「君は孤独なのか?」
誰かが僕に聞いてくる。
ああ、僕は間違いなく孤独だ、と僕は答える。
「それでは、なぜ君は孤独なのだ?」
また聞いてくる。
社会が僕を理解しようとしないからだ、と僕は答える。いや、自分のこともいまいちよくわからない僕だけど、社会(学校)の一員になろうとして、一生懸命にインスリンも打っているし、ブドウ糖も食べているんだ。それに、僕は、1型糖尿病になりたいと望んでなったわけじゃない・・自動的に、1型糖尿病にさせられたんだ!
人生は選択の連続
Life is a series of choices.
と言われるけれど、1型糖尿病になるか、ならないかの選択肢すらぼくにはなかったんだ。

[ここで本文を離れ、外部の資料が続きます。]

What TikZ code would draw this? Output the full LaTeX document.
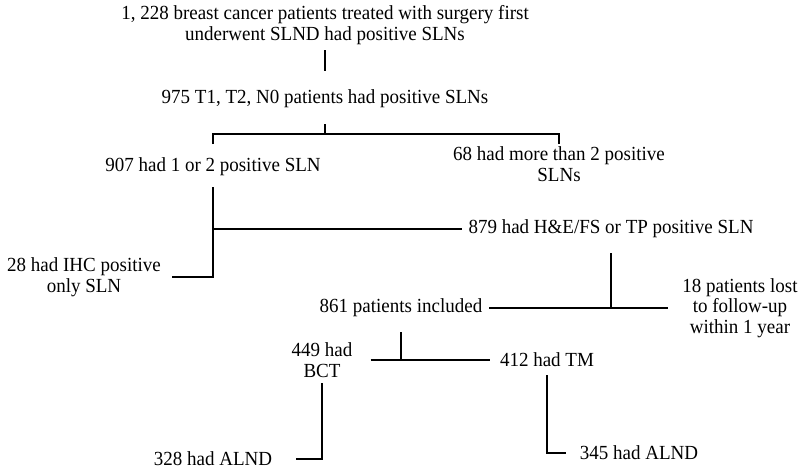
\documentclass[tikz,border=0pt]{standalone}
\usepackage{fontspec}
\setmainfont[FakeStretch=0.95]{Liberation Serif}
\begin{document}
\begin{tikzpicture}[x=1pt,y=-1pt,
  txt/.style={font=\fontsize{20}{20.5}\selectfont, align=center, inner sep=0pt},
  ln/.style={line width=1.3pt, black}]
\useasboundingbox (0,0) rectangle (800,475);
% nodes
\node[txt] (t1) at (325,25) {1, 228 breast cancer patients treated with surgery first\\underwent SLND had positive SLNs};
\node[txt] (n975) at (325,99) {975 T1, T2, N0 patients had positive SLNs};
\node[txt] (n907) at (213,167) {907 had 1 or 2 positive SLN};
\node[txt] (n68) at (559,164) {68 had more than 2 positive\\SLNs};
\node[txt] (n879) at (611,229) {879 had H\&E/FS or TP positive SLN};
\node[txt] (n28) at (84,277) {28 had IHC positive\\only SLN};
\node[txt] (n861) at (401,308) {861 patients included};
\node[txt] (n18) at (740,308) {18 patients lost\\to follow-up\\within 1 year};
\node[txt] (n449) at (322,360) {449 had\\BCT};
\node[txt] (n412) at (547,360) {412 had TM};
\node[txt] (n328) at (213,459) {328 had ALND};
\node[txt] (n345) at (639,453) {345 had ALND};
% junctions
\coordinate (j1) at (n975.south |- 0,134);
\coordinate (j2) at (n907.south |- n879);
\coordinate (j3) at (n879.south |- n861);
% connectors
\draw[ln] (t1.south |- 0,50) -- (n975.north |- 0,71);
\draw[ln] (n975.south |- 0,124) -- (j1);
\draw[ln] (n907.north |- 0,144) -- (n907.north |- j1) -- (n68.north |- j1) -- (n68.north |- 0,144);
\draw[ln] (n907.south |- 0,187) -- (n907.south |- n28) -- ([xshift=11pt]n28.east);
\draw[ln] (j2) -- ([xshift=-6pt]n879.west);
\draw[ln] (n879.south |- 0,253) -- (j3);
\draw[ln] ([xshift=7pt]n861.east) -- ([xshift=-14pt]n18.west);
\draw[ln] (n861.south |- 0,332) -- (n861.south |- n449);
\draw[ln] ([xshift=18pt]n449.east) -- ([xshift=-10pt]n412.west);
\draw[ln] (n449.south |- 0,383) -- (n449.south |- n328) -- ([xshift=24pt]n328.east);
\draw[ln] (n412.south |- 0,375) -- (n412.south |- n345) -- ([xshift=-14pt]n345.west);
\end{tikzpicture}
\end{document}
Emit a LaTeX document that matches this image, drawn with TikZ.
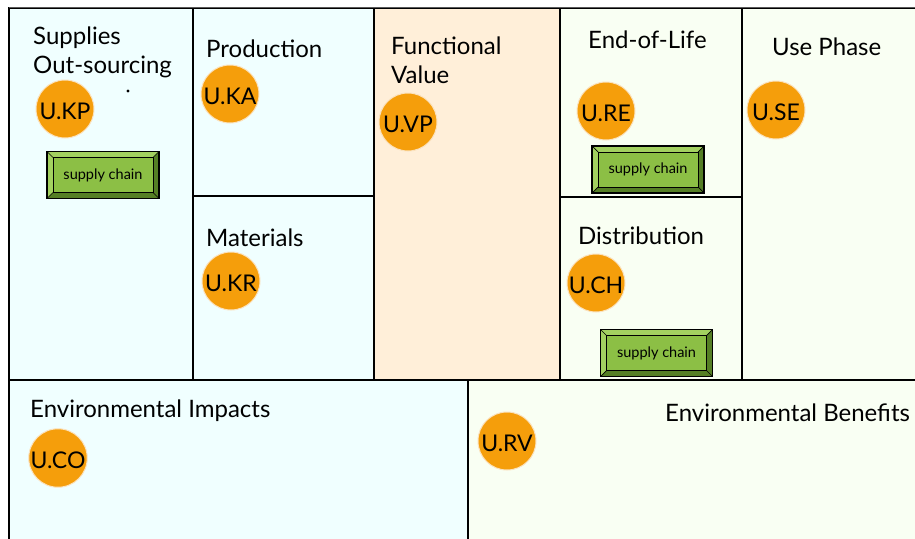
\documentclass[tikz,border=0pt]{standalone}
\usepackage{fontspec}
\setmainfont{Lato}
\usetikzlibrary{calc}
\definecolor{cellcyan}{HTML}{F0FFFF}
\definecolor{cellpeach}{HTML}{FFEFD9}
\definecolor{cellgreen}{HTML}{F9FFF3}
\definecolor{uorange}{HTML}{F59E0B}
\definecolor{urim}{HTML}{FBE2BE}
\definecolor{scface}{HTML}{8CBF45}
\definecolor{sclight}{HTML}{A3D160}
\definecolor{scdark}{HTML}{557F25}
\tikzset{
  cell/.style={draw=black, line width=1.9pt},
  title/.style={anchor=base west, inner sep=0pt, font=\fontsize{24}{29}\selectfont, align=left},
  ucirc/.style={circle, fill=uorange, draw=urim, line width=1pt, minimum size=58pt, inner sep=0pt, text height=20.5pt, text depth=0pt, font=\fontsize{23}{26}\selectfont},
  scbtn/.style={draw=black, line width=1.3pt, fill=scface, minimum width=112pt, minimum height=47pt, inner sep=0pt,
    font=\fontsize{14.5}{16}\selectfont,
    path picture={
      \coordinate (pnw) at (path picture bounding box.north west);
      \coordinate (pne) at (path picture bounding box.north east);
      \coordinate (psw) at (path picture bounding box.south west);
      \coordinate (pse) at (path picture bounding box.south east);
      \fill[sclight] (pnw) -- (pne) -- ([shift={(-6pt,-6pt)}]pne) -- ([shift={(6pt,-6pt)}]pnw) -- cycle;
      \fill[sclight] (pnw) -- ([shift={(6pt,-6pt)}]pnw) -- ([shift={(6pt,6pt)}]psw) -- (psw) -- cycle;
      \fill[scdark] (psw) -- ([shift={(6pt,6pt)}]psw) -- ([shift={(-6pt,6pt)}]pse) -- (pse) -- cycle;
      \fill[scdark] (pne) -- (pse) -- ([shift={(-6pt,6pt)}]pse) -- ([shift={(-6pt,-6pt)}]pne) -- cycle;
      \draw[black, line width=0.9pt] ([shift={(6pt,-6pt)}]pnw) rectangle ([shift={(-6pt,6pt)}]pse);
      \draw[black, line width=0.7pt] (pnw) -- ([shift={(6pt,-6pt)}]pnw) (pne) -- ([shift={(-6pt,-6pt)}]pne)
        (psw) -- ([shift={(6pt,6pt)}]psw) (pse) -- ([shift={(-6pt,6pt)}]pse);
    }}
}
\begin{document}
\begin{tikzpicture}[x=1pt, y=-1pt]
\clip (0,0) rectangle (915,538);
\fill[white] (0,0) rectangle (915,538);
% cells
\filldraw[cell, fill=cellcyan] (9,8) rectangle (193,380);
\filldraw[cell, fill=cellcyan] (193,8) rectangle (374,196);
\filldraw[cell, fill=cellcyan] (193,196) rectangle (374,380);
\filldraw[cell, fill=cellpeach] (374,8) rectangle (560,380);
\filldraw[cell, fill=cellgreen] (560,8) rectangle (742,197);
\filldraw[cell, fill=cellgreen] (560,197) rectangle (742,380);
\filldraw[cell, fill=cellgreen] (742,8) rectangle (925,380);
\filldraw[cell, fill=cellcyan] (9,380) rectangle (468,548);
\filldraw[cell, fill=cellgreen] (468,380) rectangle (925,548);
\draw[gray!70!black, line width=1pt] (9,7.5) -- (925,7.5);
% titles
\node[title] (tKP) at (33,73) {Supplies\\Out-sourcing};
\node[title] (tKA) at (206,57) {Production};
\node[title] (tVP) at (391,83) {Functional\\Value};
\node[title] (tRE) at (588,48) {End-of-Life};
\node[title] (tSE) at (772,55) {Use Phase};
\node[title] (tKR) at (206,246) {Materials};
\node[title] (tCH) at (578,244) {Distribution};
\node[title] (tCO) at (30,417) {Environmental Impacts};
\node[title] (tRV) at (665,421) {Environmental Benefits};
% small dot
\fill[black] (128,91) circle (1.7pt);
\coordinate (dot) at (128,91);
% circles
\node[ucirc] (KP) at (65,109) {U.KP};
\node[ucirc] (KA) at (230,94) {U.KA};
\node[ucirc] (VP) at (408,122) {U.VP};
\node[ucirc] (RE) at (606,111) {U.RE};
\node[ucirc] (SE) at (776,110) {U.SE};
\node[ucirc] (KR) at (231,281) {U.KR};
\node[ucirc] (CH) at (596,283) {U.CH};
\node[ucirc] (CO) at (58,458) {U.CO};
\node[ucirc] (RV) at (507,441) {U.RV};
% supply chain buttons
\node[scbtn] (sc1) at (103,175) {supply chain};
\node[scbtn] (sc2) at (648,169.5) {supply chain};
\node[scbtn] (sc3) at (656.5,353) {supply chain};
\end{tikzpicture}
\end{document}
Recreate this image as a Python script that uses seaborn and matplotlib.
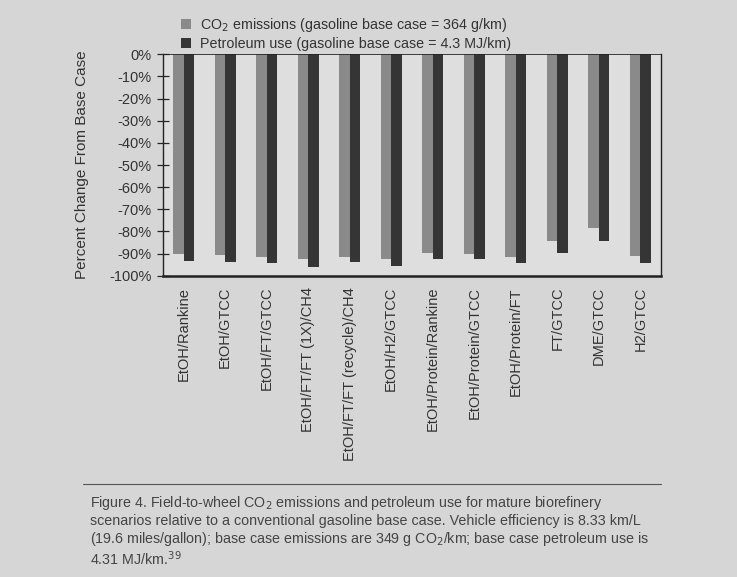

そして、1型糖尿病になってから、僕は余計に孤独になった。まるで、溶岩の赤い川が流れている岩の上を1人取り残されたようだ。誰にもわからない、この孤独感は。
「じゃあ、孤独にならないようにすればいいじゃないか。」
誰かがまた言う。サマーキャンプや患者会、いたるところに同じ1型糖尿病を抱える患者さんの組織があった。もちろん、いろいろな経験談、失敗談を分かち合って、仲間を増やせる組織だと僕には思えた。けれど、それに参加してさえも、僕の孤独感は消えるとは思えなかった。だから、1型糖尿病の僕は、どこの患者会にもサマーキャンプにも行かなかった。
「どんな時に、孤独感が襲ってくるのだ?」
それはいろいろある、と僕は答えた。
ひとつは、低血糖で、持っているはずのブドウ糖がないときだ。意識が朦朧としている中、まわりには治療する薬(ぶどう糖)すらないんだ。たとえば、新宿駅でこれが起こってみろ。大勢の知らない人が歩いている中で、僕はしゃがみこむんだ。そして誰も僕に声をかけない。僕にはもう何もできることはない。しゃがみこんだ僕は、低血糖で倒れるのを待つしかないんだ・・視界がどんどん狭くなり、あたりは暗くなっていき、そして痙攣が始まるのを待つしかないんだ。
僕は死ぬ時に、こうやって死んでいくのだろうか、
と思ったことさえあるんだ。
もうひとつは社会の1型糖尿病への無理解だ
大学に入ったって、就職したって、僕には1型糖尿病という病いが漏れなくついてくるんだ。いらない通信販売のおまけのように・・
そして、新聞や雑誌にも、ときどき1型糖尿病の記事が掲載されたりしている。けれど、新聞や雑誌の単発記事では、社会の無理解を変えられそうに思えなかった。おまけに、社会のスピードは日を追うごとに、どんどん早くなるように思えるし、1型糖尿病の僕はそれに取り残されていくように感じるんだ。
僕は、こういう孤独を高校時代や大学時代に感じた。低血糖は、今でも同じような場面(雑踏の中)でも起こるし、そんなときは孤独を感じる。だから、1型糖尿病をかかえる大好きな彼氏や彼女、大切なパートナーがいるならば、あなたはコーラみたいなブドウ糖が入ったジュースとか、ブドウ糖のゼリーを事前にカバンの中にでも入れておいて、そっと、無言で、パートナーが低血糖になったら渡してあげると良いのではないだろうか。
そんなブドウ糖は、きっと低血糖の治療薬以上の、別の何かになるはずである(笑)。